Hoffnung macht, dass die Forscher davon ausgehen, dass die Entwaldung in den Tropenländern bis Mitte des Jahrhunderts zurückgeht und die Wälder wieder mehr Kohlenstoff speichern als freisetzen. Vor allem setzt der Bericht große Hoffnung in die schnell wachsenden erneuerbaren Energien, die „substanzielle Fortschritte bei Leistung und Kosten gemacht haben“ und teilweise „technologisch und ökonomisch ihre Reife erreicht haben“. Bei den anderen CO2-freien Techniken dagegen warnen die Forscher vor blinder Begeisterung: Atomkraft berge Probleme bei Sicherheit, Entsorgung und Finanzierbarkeit. CCS wiederum sei technisch und wirtschaftlich noch voller Fragezeichen.
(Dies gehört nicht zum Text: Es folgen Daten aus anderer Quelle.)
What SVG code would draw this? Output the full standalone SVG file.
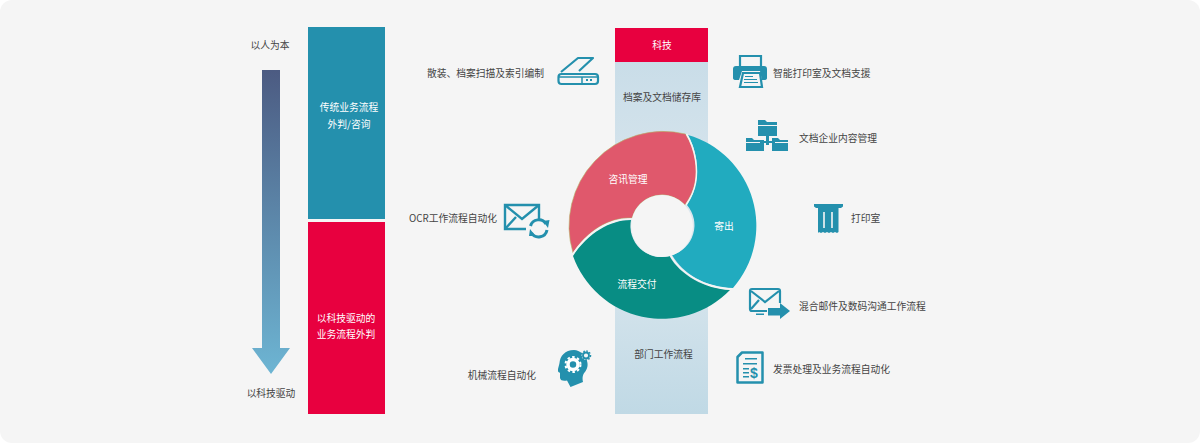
<svg xmlns="http://www.w3.org/2000/svg" width="1200" height="443" viewBox="0 0 1200 443">
<style>
text{font-family:"Noto Sans CJK SC","Noto Sans",sans-serif;font-size:9.750px;fill:#444}
.w{fill:#fff;text-anchor:middle}
.m{text-anchor:middle}
.e{text-anchor:end}
.i{fill:#2490ad}
.s{fill:none;stroke:#2490ad;stroke-width:2.200}
</style>
<defs>
<linearGradient id="ag" x1="0" y1="0" x2="0" y2="1"><stop offset="0" stop-color="#4c5b82"/><stop offset="1" stop-color="#6db5d3"/></linearGradient>
<linearGradient id="bg" x1="0" y1="0" x2="0" y2="1"><stop offset="0" stop-color="#c9dde8"/><stop offset=".5" stop-color="#dde8ef"/><stop offset="1" stop-color="#c0d9e5"/></linearGradient>
</defs>
<rect width="1200" height="443" fill="#fff"/>
<rect width="1200" height="443" rx="12" fill="#f5f5f5"/>
<g id="axis">
<text class="m" x="270" y="49">以人为本</text>
<path d="M262 70H280V348H290L271 374L252 348H262Z" fill="url(#ag)"/>
<text class="m" x="271" y="397">以科技驱动</text>
</g>
<g id="traditional"><rect x="308" y="27" width="77" height="192" fill="#2490ad"/>
<text class="w" x="349" y="111">传统业务流程</text><text class="w" x="349" y="128">外判/咨询</text></g>
<g id="techdriven"><rect x="308" y="222" width="77" height="192" fill="#e8003f"/>
<text class="w" x="346" y="322">以科技驱动的</text><text class="w" x="346" y="338">业务流程外判</text></g>
<g id="column"><rect x="615" y="62" width="93" height="352" fill="url(#bg)"/>
<text class="m" x="662" y="101">档案及文档储存库</text>
<text class="m" x="663.500" y="358">部门工作流程</text></g>
<g id="tech"><rect x="615" y="28" width="93" height="34" fill="#e8003f"/><text class="w" x="662" y="49">科技</text></g>
<g id="wheel">
<path id="red" d="M685.500 134C696 150 698 170 695 183C693 192 689 199 685 205A31 31 0 0 0 632 218C610 217 588 230 573 253A94.500 94.500 0 0 1 685.500 134Z" fill="#e0586c" stroke="#b5b56a" stroke-width=".6"/>
<path id="teal" d="M573 256C588 233 610 220 631 220A31 31 0 0 0 669.500 256C680 275 705 289 730 290A94.500 94.500 0 0 1 573 256Z" fill="#088d84"/>
<path id="cyan" d="M688 135A94.500 94.500 0 0 1 733 288C705 287 683 274 672 255A31 31 0 0 0 687 205C693 196 697 184 697 170C697 158 694 146 688 135Z" fill="#21abbf"/>
<path d="M686.500 134C696 150 698 170 695.500 183C694 192 690 199 686 205M572 255C588 231 610 218 632 219M670.500 255.500C681 274 705 288 732 289" fill="none" stroke="#f5f5f5" stroke-width="1.500"/>
<circle cx="662" cy="226" r="31" fill="#f5f5f5"/>
<text class="w" x="628" y="183">咨讯管理</text>
<text class="w" x="724" y="230">寄出</text>
<text class="w" x="637" y="288">流程交付</text>
</g>
<g id="scan">
<text class="e" x="544" y="77">散装、档案扫描及索引编制</text>
<path class="s" d="M561 72L578 58H593L579 71" stroke-linejoin="round"/>
<rect x="558.500" y="74" width="39.500" height="10" rx="3" fill="none" stroke="#2490ad" stroke-width="2.200"/>
<path class="s" d="M559 77H598M582 77V84" style="stroke-width:1.500"/>
<rect x="586" y="79" width="2" height="2" class="i"/><rect x="590" y="79" width="2" height="2" class="i"/>
</g>
<g id="printer">
<path class="s" d="M740 67V56H761V67"/>
<path class="i" d="M736 66H764Q767 66 767 69V78Q767 80 764 80H762L760 71H742L739 80H736Q733 80 733 78V69Q733 66 736 66Z"/>
<path class="s" d="M743 73H760L762 87H740Z"/>
<path class="i" d="M745 76H753V77H745ZM744 79H757V80H744ZM744 82H758V83H744Z"/>
<text x="773" y="77">智能打印室及文档支援</text>
</g>
<g id="ecm">
<path class="i" d="M758 120H765L767 122H777V125H758ZM758 126H777V136H758Z"/>
<path class="i" d="M766 136H769V145H766ZM760 141H775V143H760Z"/>
<path class="i" d="M746 138H752L754 140H764V142H746ZM746 143H764V151H746ZM772 138H778L780 140H788V142H772ZM772 143H788V151H772Z"/>
<text x="799" y="142">文档企业内容管理</text>
</g>
<g id="printroom">
<path class="i" d="M814 204H843V206.500L841 208H816L814 206.500Z"/>
<path class="i" d="M818 208H838.500V232L837 233L835 232L833 233L831 232L829 233L827 232L825 233L823 232L821 233L819 232L818 233Z"/>
<path d="M824 212V228M832 212V228" stroke="#f5f5f5" stroke-width="1.600"/>
<text x="851" y="222">打印室</text>
</g>
<g id="hybrid">
<path class="s" d="M767 311H752Q750 311 750 309V291Q750 289 752 289H778Q780 289 780 291V303"/>
<path class="s" d="M751 291L765 302L779 291M751 309L759 300"/>
<path class="i" d="M768 308H780V303L790 311L780 319V315.500H768ZM756 313.500H764V315H756Z"/>
<text x="799" y="310">混合邮件及数码沟通工作流程</text>
</g>
<g id="invoice">
<path d="M742 352.500H762.500V382.500H737.500V357Z" fill="none" stroke="#2490ad" stroke-width="2.500" stroke-linejoin="round"/>
<path class="i" d="M745 358H757V359.500H745ZM743 363H757V364.500H743ZM743 368H749V369.500H743ZM743 372H749V373.500H743ZM743 376H749V377.500H743Z"/>
<text x="754" y="378" style="font-size:14px;font-weight:700;fill:#2490ad;font-family:'Liberation Sans',sans-serif" text-anchor="middle">$</text>
<text x="773" y="373">发票处理及业务流程自动化</text>
</g>
<g id="ocr">
<text class="e" x="497" y="222">OCR工作流程自动化</text>
<path class="s" d="M526 229H505V205H539V219" style="stroke-width:2.400"/>
<path class="s" d="M505 205L522 219L539 205M505 229L516 217" style="stroke-width:2.400"/>
<path class="s" d="M530.500 226A8.500 8.500 0 0 1 546 224M547 230A8.500 8.500 0 0 1 531.500 233" style="stroke-width:3"/>
<path class="i" d="M543 221L549.500 220L548 228ZM529 236L535.500 236L530 229Z"/>
</g>
<g id="rpa">
<text class="e" x="536" y="379">机械流程自动化</text>
<path class="i" d="M574 350C565 350 560 356 559.500 363C559 366 557.500 369 558 371C558 372 559.500 372.500 560 373V378C560.500 381 564 381 567 380.500L570.500 387L583 382C582 377 583 374 585 372C588 368 588 364 587 361C585 355 580 350 574 350Z"/>
<circle cx="573" cy="364.500" r="5" fill="none" stroke="#fff" stroke-width="3.500"/>
<circle cx="573" cy="364.500" r="7.500" fill="none" stroke="#fff" stroke-width="2" stroke-dasharray="2.500 2.400"/>
<circle cx="586" cy="355.500" r="4.500" fill="#f5f5f5"/>
<circle cx="586" cy="355.500" r="3" fill="none" stroke="#2490ad" stroke-width="1.800"/>
<circle cx="586" cy="355.500" r="4.500" fill="none" stroke="#2490ad" stroke-width="1.500" stroke-dasharray="1.500 1.500"/>
</g>
</svg>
Ein Schwerpunkt der Berichts ist die Ökonomie des Klimawandels. So rechnen die meisten Szenarien damit, dass ernsthafter Klimaschutz bis 2100 zwischen 2 und 12 Prozent der globalen Wirtschaftsleistung kostet – allerdings ohne den Nutzen dieser Kalkulation durch vermiedene Schäden oder bessere Gesundheit zu bestimmen. Für effektiven Klimaschutz müssten pro Jahr „Hunderte von Milliarden Dollar“ aus den Industriestaaten in die Schwellenländer fließen. Strenge Klimapolitik „kann Vermögenswerte der Länder entwerten,die fossile Brennstoffe exportieren“. Also: Kohleländer verlieren, Gas- und Ölländer könnten gewinnen.
Wer möchte, findet im Text auch einen Kommentar zur deutschen Debatte über die Kosten der Energiewende: Jede Verzögerung beim Klimaschutz, so der IPCC, mache ehrgeizige Ziele schwieriger – und bringe langfristig deutlich höhere Kosten.